In 2015, we began reclaiming the farm from 30 years of neglect, balancing the need to cultivate enough land to tend to ourselves and our domestic animals, but leaving as much wild as we can to encourage various species of birds and small mammals to take up residence with us. Field margins, birch copses, ancient woodland and the far reaches of our small bog host passing dear, fox, buzzards and woodpeckers, red squirrels, rebel pheasants, and shy hedgehogs. We’re learning as we go, and doing all we can to help our land, livestock, and wildlife flourish on The Hirsel.

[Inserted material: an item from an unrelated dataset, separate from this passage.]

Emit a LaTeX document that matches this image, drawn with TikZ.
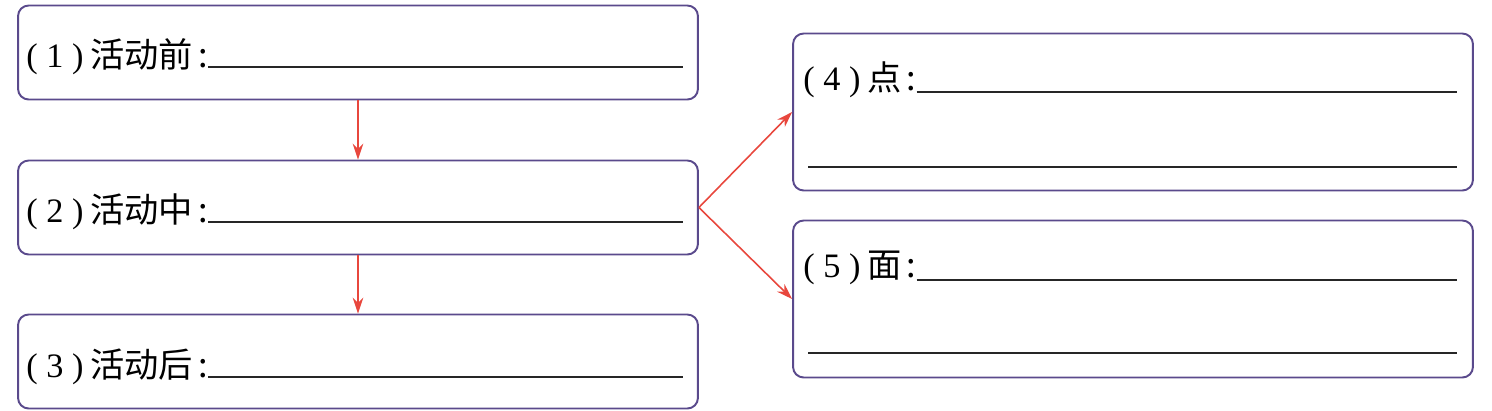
\documentclass[tikz,border=0pt]{standalone}
\usepackage{fontspec}
\setmainfont{Liberation Serif}
\newfontfamily\cjk{Noto Sans CJK SC}
\usetikzlibrary{arrows.meta}
\definecolor{framecol}{HTML}{5A4A8C}
\definecolor{arrowcol}{HTML}{E8473D}
\newcommand\numlabel[1]{(\hspace{.25em}#1\hspace{.25em})\hspace{.2em}}
\newcommand\colonmark{\hspace{.15em}{\cjk :}\hspace{.04em}}

\begin{document}
\begin{tikzpicture}[x=0.02cm,y=-0.02cm,
  frame/.style={draw=framecol,line width=1.1pt,rounded corners=6pt,
    minimum width=13.6cm,inner sep=0pt},
  small/.style={frame,minimum height=1.88cm},
  large/.style={frame,minimum height=3.14cm},
  label/.style={anchor=base west,inner sep=0pt,font=\fontsize{19.5}{23}\selectfont},
  blank/.style={line width=1pt,black!85},
  flow/.style={draw=arrowcol,line width=.9pt,-{Stealth[length=9pt,width=6pt]}}]
\useasboundingbox (0,0) rectangle (1492,410);

\node[small] (b1) at (358,52.5) {};
\node[small] (b2) at (358,207.5) {};
\node[small] (b3) at (358,361.5) {};
\node[large] (b4) at (1133,112) {};
\node[large] (b5) at (1133,299) {};

\node[label] (t1) at (26,67) {\numlabel{1}{\cjk 活动前}\colonmark};
\node[label] (t2) at (26,222) {\numlabel{2}{\cjk 活动中}\colonmark};
\node[label] (t3) at (26,377) {\numlabel{3}{\cjk 活动后}\colonmark};
\node[label] (t4) at (803,90) {\numlabel{4}{\cjk 点}\colonmark};
\node[label] (t5) at (803,277) {\numlabel{5}{\cjk 面}\colonmark};

\draw[blank] (t1.base east) -- (683,67);
\draw[blank] (t2.base east) -- (683,222);
\draw[blank] (t3.base east) -- (683,377);
\draw[blank] (t4.base east) ++(0,2) -- (1457,92);
\draw[blank] (808,167) -- (1457,167);
\draw[blank] (t5.base east) ++(0,3) -- (1457,280);
\draw[blank] (808,353) -- (1457,353);

\draw[flow] (b1) -- (b2);
\draw[flow] (b2) -- (b3);
\draw[flow] (b2.east) -- (b4.west);
\draw[flow] (b2.east) -- (b5.west);
\end{tikzpicture}
\end{document}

We raise pure bred Hebridean sheep for their wool, meat, and conservation grazing benefits. A native Scottish breed, these sheep have survived near extinction, and are gaining in popularity again. We breed both the modern HSS registered (small black, usually 2-horned) lines, as well as our Rebel Heb line, sporting the old more varied colours: reddish (‘raddie’), greys (‘silverback’), and whites (very rare, due to historical culling practices). In the autumn of 2021 we added a 4-horned ram to our flock. Though most keepers breed for 2-horns now, in 2022 we were very pleased to welcome our first batch of 4-horned lambs to the Hirsel.

They’re here!

The Bees arrived in July 2022, and we still have a lot to learn, but love having them on the farm. We leave the bees most of their honey, but in 2024 started enjoying small amounts of Hirsel Honey on our toast.

Our Gloucestershire Old Spot pigs – Basil, Ginger and Saffron – joined us in the autumn of 2019. This docile and hardy breed is perfect for our mixed terrain farm, and for our style of animal husbandry. They settled in nicely, free ranging through one of our rougher bits of wet/woodland, turning it up and opening up the overgrowth – making room for more critters to set up housekeeping with us.

In February 2022, we brought 3 hens and a cockerel onto the farm. Scots Dumpys are another native species that nearly went extinct. Saved by dedicated fans, this dual-use breed is still on the RBST watchlist – though we don’t see why they aren’t more popular, given their great characters, striking plumage…and a propensity to multiply – by September 2022 our little flock had grown to 14!

Located in an area of outstanding natural beauty, the Hirsel enjoys stunning views across the farm to the Dornoch Firth.